My day wasn't over though - the three other Curriculum Team Leaders and I were asked about our literacy and numeracy policies, the school's priorities, our department's priorities, how we monitor progress, and our opinions about changes to the school over the last five years. We were even asked if we liked our current Head Teacher!

On day two of the inspection I had five lessons - Year 7, followed by Years 10, 8, 7 and 10. And an OFSTED inspector came to see me again - the Lead Inspector accompanied by my Head Teacher doing a joint observation. Thankfully, the previous day's visit had calmed my nerves and prepared me well. I knew what was coming this time and managed to deliver the sort of lesson I hoped I could!
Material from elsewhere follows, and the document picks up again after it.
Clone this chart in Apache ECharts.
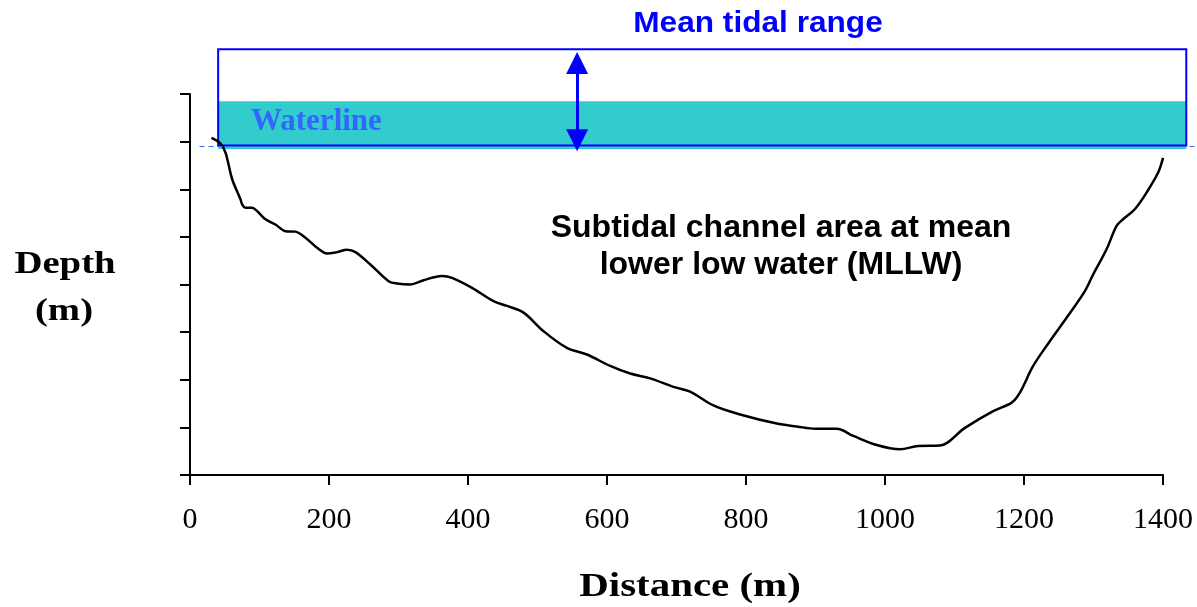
<!DOCTYPE html>
<html>
<head>
<meta charset="utf-8">
<script src="https://cdn.jsdelivr.net/npm/echarts@6/dist/echarts.min.js"></script>
<style>
html,body{margin:0;padding:0;background:#fff;}
#chart{width:1197px;height:607px;}
</style>
</head>
<body>
<div id="chart"></div>
<script>
// Channel cross-section profile (distance in m, elevation relative to MLLW in m)
const distance = [30.9, 43.9, 51.1, 60.7, 72.6, 75.1, 79.8, 89.4, 96.6, 108.6, 122.9, 137.3, 151.7, 166.1, 182.9, 197.3, 211.6, 226.0, 238.0, 259.5, 285.8, 297.9, 317.0, 336.2, 362.6, 377.0, 405.8, 436.8, 456.1, 479.9, 508.7, 542.3, 571.1, 604.6, 633.4, 662.1, 695.6, 719.6, 753.1, 791.5, 844.3, 873.1, 899.4, 930.6, 954.4, 988.1, 1021.6, 1047.9, 1079.1, 1115.0, 1155.7, 1182.2, 1194.1, 1213.2, 1237.2, 1261.3, 1287.6, 1299.5, 1318.8, 1333.2, 1342.6, 1359.4, 1376.3, 1393.0, 1400.0];
const elevation = [0.08, -0.04, -0.23, -0.79, -1.21, -1.32, -1.39, -1.39, -1.46, -1.63, -1.74, -1.88, -1.89, -2.02, -2.23, -2.35, -2.32, -2.27, -2.32, -2.58, -2.93, -2.98, -3.00, -2.91, -2.82, -2.86, -3.07, -3.35, -3.45, -3.59, -3.98, -4.33, -4.47, -4.71, -4.87, -4.97, -5.15, -5.25, -5.54, -5.73, -5.92, -5.98, -6.03, -6.03, -6.18, -6.37, -6.46, -6.39, -6.38, -6.01, -5.66, -5.48, -5.27, -4.71, -4.19, -3.70, -3.14, -2.79, -2.26, -1.77, -1.63, -1.42, -1.07, -0.65, -0.34];

// Axis extents
const xRange = [0, 1400];
const xStep = 200;
const yRange = [-7, 1];
const yStep = 1;

// Annotations (data coordinates)
const tidalBoxX = [40.5, 1433.5];
const tidalBoxY = [-0.08, 1.94];
const waterBandY = [-0.155, 0.85];
const waterlineX = [13.7, 1446];
const waterlineY = -0.09;
const arrowX = 557;
const arrowY = [1.65, 0.03];

// Texts
const titleText = 'Mean tidal range';
const waterText = 'Waterline';
const areaText = ['Subtidal channel area at mean', 'lower low water (MLLW)'];
const yTitle = ['Depth', '(m)'];
const xTitle = 'Distance (m)';

const W = 1197, H = 607;
const plot = {left: 190, right: 34, top: 94, bottom: 132};
// overlay grid with identical scale, extended to the top and right edges so annotations are not clipped
const plotW = W - plot.left - plot.right, plotH = H - plot.top - plot.bottom;
const overlay = {left: plot.left, right: 0, top: 0, bottom: plot.bottom};
const overXMax = xRange[0] + (xRange[1] - xRange[0]) * (W - overlay.left) / plotW;
const overYMax = yRange[0] + (yRange[1] - yRange[0]) * (H - overlay.bottom) / plotH;

const chart = echarts.init(document.getElementById('chart'), null, {renderer: 'canvas'});
const profile = distance.map((d, i) => [d, elevation[i]]);

const sans = 'bold {s}px "Liberation Sans", Arial, sans-serif';
const serif = 'bold {s}px "Liberation Serif", "Times New Roman", serif';
const f = (tpl, s) => tpl.replace('{s}', s);

chart.setOption({
  animation: false,
  backgroundColor: '#ffffff',
  grid: [plot, overlay],
  xAxis: [{
    type: 'value', gridIndex: 0, min: xRange[0], max: xRange[1], interval: xStep,
    axisLine: {show: true, onZero: false, lineStyle: {color: '#000', width: 2}},
    axisTick: {show: true, length: 10, lineStyle: {color: '#000', width: 2}},
    axisLabel: {color: '#000', fontFamily: '"Liberation Serif", "Times New Roman", serif', fontSize: 30, margin: 30,
      formatter: v => String(v)},
    splitLine: {show: false}
  }, {
    type: 'value', gridIndex: 1, min: xRange[0], max: overXMax, show: false
  }],
  yAxis: [{
    type: 'value', gridIndex: 0, min: yRange[0], max: yRange[1], interval: yStep,
    axisLine: {show: true, onZero: false, lineStyle: {color: '#000', width: 2}},
    axisTick: {show: true, length: 10, lineStyle: {color: '#000', width: 2}},
    axisLabel: {show: false},
    splitLine: {show: false}
  }, {
    type: 'value', gridIndex: 1, min: yRange[0], max: overYMax, show: false
  }],
  graphic: [
    {type: 'text', z: 100, x: 758, y: 24, scaleX: 1.09, style: {text: titleText, font: f(sans, 29), fill: '#0000ff', align: 'center', verticalAlign: 'middle'}},
    {type: 'text', z: 100, x: 251, y: 122, style: {text: waterText, font: f(serif, 31), fill: '#3366ff', align: 'left', verticalAlign: 'middle'}},
    {type: 'text', z: 100, x: 781, y: 228, style: {text: areaText[0], font: f(sans, 32), fill: '#000', align: 'center', verticalAlign: 'middle'}},
    {type: 'text', z: 100, x: 781, y: 265, style: {text: areaText[1], font: f(sans, 32), fill: '#000', align: 'center', verticalAlign: 'middle'}},
    {type: 'text', z: 100, x: 65, y: 265, scaleX: 1.25, style: {text: yTitle[0], font: f(serif, 31), fill: '#000', align: 'center', verticalAlign: 'middle'}},
    {type: 'text', z: 100, x: 64, y: 312, scaleX: 1.25, style: {text: yTitle[1], font: f(serif, 31), fill: '#000', align: 'center', verticalAlign: 'middle'}},
    {type: 'text', z: 100, x: 690, y: 587, scaleX: 1.24, style: {text: xTitle, font: f(serif, 33), fill: '#000', align: 'center', verticalAlign: 'middle'}}
  ],
  series: [{
    type: 'line',
    xAxisIndex: 1, yAxisIndex: 1,
    data: [[tidalBoxX[0], tidalBoxY[0]], [tidalBoxX[1], tidalBoxY[1]]],
    symbol: 'none',
    silent: true,
    clip: false,
    z: 2,
    lineStyle: {opacity: 0},
    markArea: {
      silent: true,
      label: {show: false},
      emphasis: {disabled: true},
      data: [
        [{coord: [tidalBoxX[0], waterBandY[1]], itemStyle: {color: '#33cccc', borderWidth: 0}},
         {coord: [tidalBoxX[1], waterBandY[0]]}],
        [{coord: [tidalBoxX[0], tidalBoxY[1]], itemStyle: {color: 'rgba(0,0,0,0)', borderColor: '#0000ff', borderWidth: 2}},
         {coord: [tidalBoxX[1], tidalBoxY[0]]}]
      ]
    },
    markLine: {
      silent: true,
      symbol: 'none',
      label: {show: false},
      emphasis: {disabled: true},
      data: [
        [{coord: [waterlineX[0], waterlineY], lineStyle: {color: '#3366ff', width: 1, type: [5, 4]}},
         {coord: [waterlineX[1], waterlineY]}],
        [{coord: [arrowX, arrowY[0]], symbol: 'triangle', symbolSize: [22, 22], lineStyle: {color: '#0000ff', width: 3, type: 'solid'}, itemStyle: {color: '#0000ff'}},
         {coord: [arrowX, arrowY[1]], symbol: 'triangle', symbolSize: [22, 22], itemStyle: {color: '#0000ff'}}]
      ]
    }
  }, {
    type: 'line',
    xAxisIndex: 0, yAxisIndex: 0,
    data: profile,
    smooth: 0.35,
    symbol: 'none',
    silent: true,
    z: 3,
    lineStyle: {color: '#000', width: 2.5}
  }]
});
</script>
</body>
</html>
In fact, the whole OFSTED experience this time was a very positive one for me (I've had a couple of ‘not so nice' experiences in the past too!). I've been through six or seven OFSTEDs now since I've been in teaching and each one never fails to set the nerves on edge. However, whether things go right or a little bit wrong, the key to a successful one is always in the preparation. I know it's an old cliché but OFSTED inspections really are a case of ‘to fail to prepare is to prepare to fail'. And the two day warning period means you MUST have systems in place to assess and monitor progress; inspectors must see AFL strategies embedded in your curriculum and your scheme itself must be relevant, inclusive and allow students to demonstrate the thing that was mentioned time and time again during our inspection... independent learning!